How a goodwill letter can improve your credit

By Kevin Cash

A goodwill letter is a note written to a creditor that asks for a bad mark on your credit report — typically a late or non-payment — to be removed. Non-payment information on your credit report almost always results in a reduced credit score, but a successful goodwill letter will remove the mark and return your credit score to its prior state.

And while a goodwill letter can help improve your credit score, a creditor is in no way obliged to accept your request. The success of the removal is reliant on both the severity of the infraction and the quality of the letter itself.

What to include in a goodwill letter

A goodwill letter should be persuasive, polite and informative in a way that evokes sympathy from the creditor while making it easy for them to identify and remove the missed payment in question.

Identifying information: If the creditor doesn’t have all of your personal details readily available, they may be unwilling to seek them out. A goodwill letter should provide the necessary information — such as your name, address, the specific account, account number and the date of the missed payment — so that it’s easy for the creditor to identify, and hopefully expunge, the missed payment.

Story behind the mispayment: Perhaps of equal importance to the identifying information is the story of why the payment was missed, the associated hardship and how missing this payment will result in a positive behavior change moving forward.
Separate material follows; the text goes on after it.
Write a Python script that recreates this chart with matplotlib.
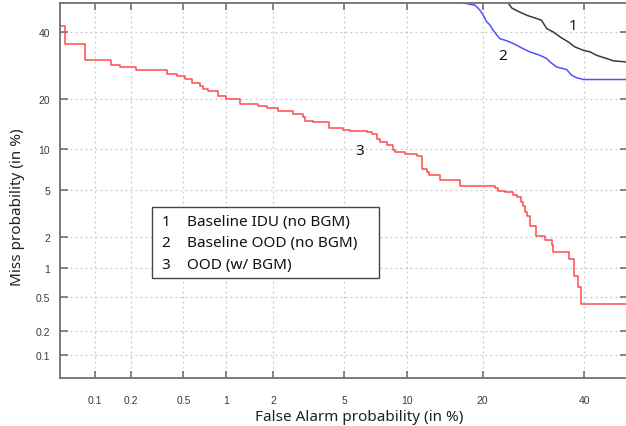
import numpy as np
import matplotlib
matplotlib.use('Agg')
import matplotlib.pyplot as plt
from matplotlib.patches import Rectangle
from matplotlib.ticker import NullLocator
from statistics import NormalDist

# DET curves, values in %
# 1: Baseline IDU (no BGM)
fa_idu = [24.4, 25.0, 26.2, 27.9, 29.8, 30.8, 31.9, 33.2, 34.7, 36.5, 37.9,
          39.8, 41.3, 42.8, 45.1, 46.6, 50]
miss_idu = [50, 48.3, 47.1, 45.7, 44.6, 44.0, 41.1, 40.0, 38.3, 36.6, 35.0,
            33.9, 33.4, 32.3, 31.3, 30.6, 30.2]

# 2: Baseline OOD (no BGM)
fa_ood = [17.0, 18.8, 19.55, 20.1, 20.6, 21.2, 21.75, 22.3, 22.9, 23.8, 24.7,
          26.0, 27.2, 28.5, 30.5, 31.9, 32.6, 34.0, 36.1, 37.2, 38.3, 39.8, 50]
miss_ood = [50, 49.2, 47.5, 45.7, 43.6, 42.3, 40.5, 39.1, 37.7, 37.2, 36.6,
            35.5, 34.4, 33.4, 32.3, 31.3, 30.2, 28.7, 28.0, 26.3, 25.6, 25.1, 25.1]

# 3: OOD (w/ BGM)
fa_bgm = [0.05, 0.055, 0.083, 0.137, 0.164, 0.22, 0.376, 0.45, 0.51, 0.58,
          0.66, 0.69, 0.75, 0.88, 1.0, 1.23, 1.6, 1.82, 2.13, 2.62,
          3.0, 3.06, 3.41, 4.17, 4.95, 5.36, 6.55, 6.88, 7.27, 7.54,
          8.1, 8.64, 8.85, 9.81, 11.04, 11.6, 12.17, 12.44, 13.8, 16.5,
          22.04, 22.6, 23.8, 25.2, 25.95, 26.76, 27.08, 27.53, 27.97, 28.5,
          29.7, 31.5, 32.9, 33.1, 36.6, 37.7, 38.7, 39.3, 50]
miss_bgm = [42.1, 35.8, 30.7, 29.2, 28.7, 27.7, 26.7, 26.1, 25.3, 24.1,
            23.3, 22.6, 21.9, 20.7, 20.0, 18.8, 18.3, 17.8, 17.1, 16.6,
            15.8, 15.1, 14.9, 13.6, 13.3, 13.0, 12.9, 12.5, 11.7, 11.2,
            10.6, 9.8, 9.5, 9.2, 9.0, 7.3, 6.9, 6.6, 6.0, 5.4,
            5.2, 4.98, 4.83, 4.6, 4.41, 4.01, 3.76, 3.35, 3.1, 2.53,
            2.05, 1.88, 1.68, 1.43, 1.23, 0.82, 0.63, 0.41, 0.41]

tick_vals = [0.1, 0.2, 0.5, 1, 2, 5, 10, 20, 40]
tick_labels = ['0.1', '0.2', '0.5', '1', '2', '5', '10', '20', '40']

curve_nums = ['1', '2', '3']
curve_names = ['Baseline IDU (no BGM)', 'Baseline OOD (no BGM)', 'OOD (w/ BGM)']
# where the curve numbers sit (FA %, Miss %)
num_fa = [37.6, 23.4, 6.0]
num_miss = [42.3, 32.3, 9.8]

# probit scale (normal deviate), no scipy needed
nd = NormalDist()

def _fwd(p):
    if np.isnan(p):
        return np.nan
    p = min(max(p / 100.0, 1e-9), 1 - 1e-9)
    return nd.inv_cdf(p)

def _inv(z):
    if np.isnan(z):
        return np.nan
    return nd.cdf(z) * 100.0

probit = np.vectorize(_fwd, otypes=[float])
unprobit = np.vectorize(_inv, otypes=[float])

plt.rcParams['font.family'] = ['Noto Sans', 'DejaVu Sans']

fig = plt.figure(figsize=(6.26, 4.27), dpi=100)
ax = fig.add_axes([60 / 626, 48 / 427, 568 / 626, 375 / 427])
ax.set_xscale('function', functions=(probit, unprobit))
ax.set_yscale('function', functions=(probit, unprobit))

ax.plot(fa_idu, miss_idu, color='#3a3a3a', lw=1.1)
ax.plot(fa_ood, miss_ood, color='#5050ff', lw=1.1)
ax.step(fa_bgm, miss_bgm, where='post', color='#ff4a4a', lw=1.1)

ax.set_xlim(0.05, 50)
ax.set_ylim(0.05, 50)
ax.set_xticks(tick_vals)
ax.set_xticklabels(tick_labels, family='Liberation Sans')
ax.set_yticks(tick_vals)
ax.set_yticklabels(tick_labels, family='Liberation Sans')
ax.xaxis.set_minor_locator(NullLocator())
ax.yaxis.set_minor_locator(NullLocator())

ax.grid(True, color='#c8c8c8', linestyle=(0, (1.5, 2.5)), lw=0.9)
ax.tick_params(direction='in', top=True, right=True, length=5, width=1.1,
               color='#666666', labelsize=7.5, labelcolor='#3a3a3a')
ax.tick_params(axis='x', pad=12)
ax.tick_params(axis='y', pad=7, length=5.5)
for s in ax.spines.values():
    s.set_color('#707070')
    s.set_linewidth(1.3)

ax.set_xlabel('False Alarm probability (in %)', fontsize=11, color='#222222')
ax.set_ylabel('Miss probability (in %)', fontsize=11, color='#222222')
ax.xaxis.set_label_coords((359.5 - 60) / 568, -0.104)
ax.xaxis.label.set_va('center')
ax.yaxis.set_label_coords((17.5 - 60) / 568, (379 - 207) / 375)
ax.yaxis.label.set_va('center')

for n, x, y in zip(curve_nums, num_fa, num_miss):
    ax.text(x, y, n, fontsize=11, ha='center', va='center', color='#111111')

# legend box
ax.add_patch(Rectangle((0.1614, 0.2659), 0.4008, 0.1893, transform=ax.transAxes,
                       facecolor='white', edgecolor='#444444', lw=1, zorder=5))
for i, (n, name) in enumerate(zip(curve_nums, curve_names)):
    yy = 0.4181 - i * 0.0571
    ax.text(0.179, yy, n, transform=ax.transAxes, fontsize=11, va='center',
            color='#111111', zorder=6)
    ax.text(0.2231, yy, name, transform=ax.transAxes, fontsize=11, va='center',
            color='#111111', zorder=6)

fig.savefig('out.png', dpi=100)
For example, if you missed your payment because of an employer layoff, let the creditor know how this has affected your life on the whole. An essay is not required; you need only write enough to explain the situation and convince the creditor that this was a one-time misstep that won’t occur again.

How it’s affecting your future: You may also want to include some explicit information on how the payment is negatively affecting your future financial prospects. If you plan on applying for a mortgage, for example, and the negative mark is preventing you from qualifying, let them know. Maybe the ding is blocking you from getting a loan required to grow your small business. Whatever information you think may personalize the request helps.
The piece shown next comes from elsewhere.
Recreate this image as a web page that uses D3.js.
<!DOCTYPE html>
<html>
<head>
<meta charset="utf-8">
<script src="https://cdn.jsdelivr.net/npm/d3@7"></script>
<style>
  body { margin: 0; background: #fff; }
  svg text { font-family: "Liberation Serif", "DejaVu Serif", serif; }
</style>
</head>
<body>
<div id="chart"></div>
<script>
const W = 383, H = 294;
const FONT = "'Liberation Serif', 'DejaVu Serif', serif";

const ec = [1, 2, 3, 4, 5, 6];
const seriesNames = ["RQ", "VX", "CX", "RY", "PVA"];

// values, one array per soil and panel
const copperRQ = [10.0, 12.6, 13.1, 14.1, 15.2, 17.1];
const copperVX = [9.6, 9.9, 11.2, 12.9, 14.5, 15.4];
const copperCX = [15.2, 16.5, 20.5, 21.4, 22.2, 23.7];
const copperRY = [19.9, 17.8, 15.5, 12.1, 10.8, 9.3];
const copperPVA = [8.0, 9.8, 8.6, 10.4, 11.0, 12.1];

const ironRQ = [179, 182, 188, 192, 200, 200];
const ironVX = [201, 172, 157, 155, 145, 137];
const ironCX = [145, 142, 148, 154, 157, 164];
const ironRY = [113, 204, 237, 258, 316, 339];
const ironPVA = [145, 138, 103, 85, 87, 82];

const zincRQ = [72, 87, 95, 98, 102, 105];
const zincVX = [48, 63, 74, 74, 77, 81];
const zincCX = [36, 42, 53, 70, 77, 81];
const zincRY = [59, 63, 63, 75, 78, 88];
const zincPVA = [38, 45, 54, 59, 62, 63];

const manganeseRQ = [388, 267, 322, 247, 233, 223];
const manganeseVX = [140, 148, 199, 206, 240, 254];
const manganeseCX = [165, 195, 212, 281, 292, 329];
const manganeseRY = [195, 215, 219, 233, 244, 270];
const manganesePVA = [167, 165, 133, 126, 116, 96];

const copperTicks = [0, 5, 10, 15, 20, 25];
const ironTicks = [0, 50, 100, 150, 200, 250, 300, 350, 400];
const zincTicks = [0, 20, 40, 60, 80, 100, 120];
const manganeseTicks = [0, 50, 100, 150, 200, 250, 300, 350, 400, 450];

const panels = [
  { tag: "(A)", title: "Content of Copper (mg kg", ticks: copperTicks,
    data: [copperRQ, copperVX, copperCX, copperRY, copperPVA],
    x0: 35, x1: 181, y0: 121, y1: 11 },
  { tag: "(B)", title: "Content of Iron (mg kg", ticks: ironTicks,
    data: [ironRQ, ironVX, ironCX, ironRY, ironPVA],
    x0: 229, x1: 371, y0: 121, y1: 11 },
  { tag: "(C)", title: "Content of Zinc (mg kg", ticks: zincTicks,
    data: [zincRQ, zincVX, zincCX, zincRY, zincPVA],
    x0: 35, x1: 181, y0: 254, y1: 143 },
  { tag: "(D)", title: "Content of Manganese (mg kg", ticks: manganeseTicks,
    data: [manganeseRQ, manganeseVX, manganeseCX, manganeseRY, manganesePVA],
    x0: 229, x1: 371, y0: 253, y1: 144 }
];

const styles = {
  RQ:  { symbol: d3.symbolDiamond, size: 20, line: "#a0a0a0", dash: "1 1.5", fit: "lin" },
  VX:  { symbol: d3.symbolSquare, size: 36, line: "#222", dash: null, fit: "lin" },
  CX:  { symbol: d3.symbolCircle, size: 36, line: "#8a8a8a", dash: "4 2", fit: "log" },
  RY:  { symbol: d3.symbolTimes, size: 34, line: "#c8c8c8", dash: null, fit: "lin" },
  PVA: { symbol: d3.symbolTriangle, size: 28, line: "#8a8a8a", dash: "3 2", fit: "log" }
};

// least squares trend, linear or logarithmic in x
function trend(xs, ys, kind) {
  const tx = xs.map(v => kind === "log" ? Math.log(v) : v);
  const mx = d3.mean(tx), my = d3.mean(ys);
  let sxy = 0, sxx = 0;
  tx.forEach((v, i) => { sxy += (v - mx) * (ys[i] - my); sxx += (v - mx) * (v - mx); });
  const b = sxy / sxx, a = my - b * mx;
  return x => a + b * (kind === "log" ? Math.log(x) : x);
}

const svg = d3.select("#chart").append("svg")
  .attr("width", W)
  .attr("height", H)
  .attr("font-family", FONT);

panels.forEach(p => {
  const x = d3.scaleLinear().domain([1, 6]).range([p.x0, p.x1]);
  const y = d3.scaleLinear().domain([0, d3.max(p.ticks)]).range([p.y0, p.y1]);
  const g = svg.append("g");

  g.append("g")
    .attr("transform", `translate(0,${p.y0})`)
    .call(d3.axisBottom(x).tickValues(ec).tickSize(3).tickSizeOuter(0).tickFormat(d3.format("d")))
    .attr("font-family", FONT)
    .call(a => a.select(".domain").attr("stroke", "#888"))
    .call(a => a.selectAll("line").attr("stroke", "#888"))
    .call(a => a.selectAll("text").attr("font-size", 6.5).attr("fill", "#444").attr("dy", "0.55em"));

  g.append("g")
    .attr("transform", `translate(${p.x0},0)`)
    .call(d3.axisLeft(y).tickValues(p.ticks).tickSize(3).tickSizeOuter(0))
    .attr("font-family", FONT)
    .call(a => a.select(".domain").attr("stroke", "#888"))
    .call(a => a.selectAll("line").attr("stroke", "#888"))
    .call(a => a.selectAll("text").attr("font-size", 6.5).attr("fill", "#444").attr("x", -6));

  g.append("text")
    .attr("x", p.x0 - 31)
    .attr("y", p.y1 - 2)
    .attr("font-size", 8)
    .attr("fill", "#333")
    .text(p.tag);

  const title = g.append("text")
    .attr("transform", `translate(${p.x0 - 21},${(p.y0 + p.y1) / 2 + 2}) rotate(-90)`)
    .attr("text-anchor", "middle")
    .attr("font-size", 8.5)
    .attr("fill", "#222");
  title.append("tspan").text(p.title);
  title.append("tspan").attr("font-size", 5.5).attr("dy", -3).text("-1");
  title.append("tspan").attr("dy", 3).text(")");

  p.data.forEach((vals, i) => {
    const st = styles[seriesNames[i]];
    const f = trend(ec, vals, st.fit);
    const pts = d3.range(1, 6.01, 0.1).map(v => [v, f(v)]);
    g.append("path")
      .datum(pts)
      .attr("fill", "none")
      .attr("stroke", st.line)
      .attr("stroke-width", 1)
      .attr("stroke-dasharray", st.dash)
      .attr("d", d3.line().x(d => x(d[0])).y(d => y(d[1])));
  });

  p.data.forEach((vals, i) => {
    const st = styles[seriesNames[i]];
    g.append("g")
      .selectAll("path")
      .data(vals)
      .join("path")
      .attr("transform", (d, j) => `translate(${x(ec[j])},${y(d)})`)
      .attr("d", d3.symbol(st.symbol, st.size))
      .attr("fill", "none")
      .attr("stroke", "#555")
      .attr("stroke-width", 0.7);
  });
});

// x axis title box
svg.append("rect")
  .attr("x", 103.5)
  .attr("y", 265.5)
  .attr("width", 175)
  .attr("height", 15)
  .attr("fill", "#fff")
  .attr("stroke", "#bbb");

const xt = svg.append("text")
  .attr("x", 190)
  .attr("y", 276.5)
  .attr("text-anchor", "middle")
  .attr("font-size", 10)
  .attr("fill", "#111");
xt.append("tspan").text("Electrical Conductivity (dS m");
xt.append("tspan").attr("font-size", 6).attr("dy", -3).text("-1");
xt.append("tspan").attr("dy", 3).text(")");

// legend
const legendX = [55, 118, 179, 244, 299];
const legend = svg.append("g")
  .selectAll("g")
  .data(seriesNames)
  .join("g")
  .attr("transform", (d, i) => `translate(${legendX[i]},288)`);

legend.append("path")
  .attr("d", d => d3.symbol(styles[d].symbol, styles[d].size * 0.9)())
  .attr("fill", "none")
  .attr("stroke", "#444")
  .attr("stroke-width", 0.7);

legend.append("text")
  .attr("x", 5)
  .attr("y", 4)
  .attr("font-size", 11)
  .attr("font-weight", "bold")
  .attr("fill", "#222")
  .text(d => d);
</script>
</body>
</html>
With a goodwill letter you’re essentially asking someone for a favor. Keep this in mind when drafting.

Who do you send the letter to?

The goodwill letter must be sent to the owner of your debt — your creditor — the mailing address of which should be listed on their website. A quick google search of the name of your bank along with “mailing address” should return the proper location.

It also can’t hurt to call your creditor in supplement to the letter. Remember to stay level-headed and rational when describing your situation on the phone, especially if there’s any pushback on their end. (It can be easier to get carried away discussing the situation live.)

Will the goodwill letter work?

The probability of a goodwill letter working also depends on factors that are out of your immediate control — largely your existing history with the creditor.

If you’re a new customer who’s missed two payments within your first 6 months of account ownership, the odds of the creditor erasing a missed payment are less likely than if you’ve been a loyal customer for years and have just now experienced your first misstep.

It’s important to keep realistic expectations. And, of course, it’s always easier to be proactive and prevent a mistake from happening than fixing it in the aftermath. If missing a payment was caused by a simple lack of attention, consider setting up payment alerts or even autopayments. Assuring payments are made on time moving forward will negate the need for any future goodwill letters.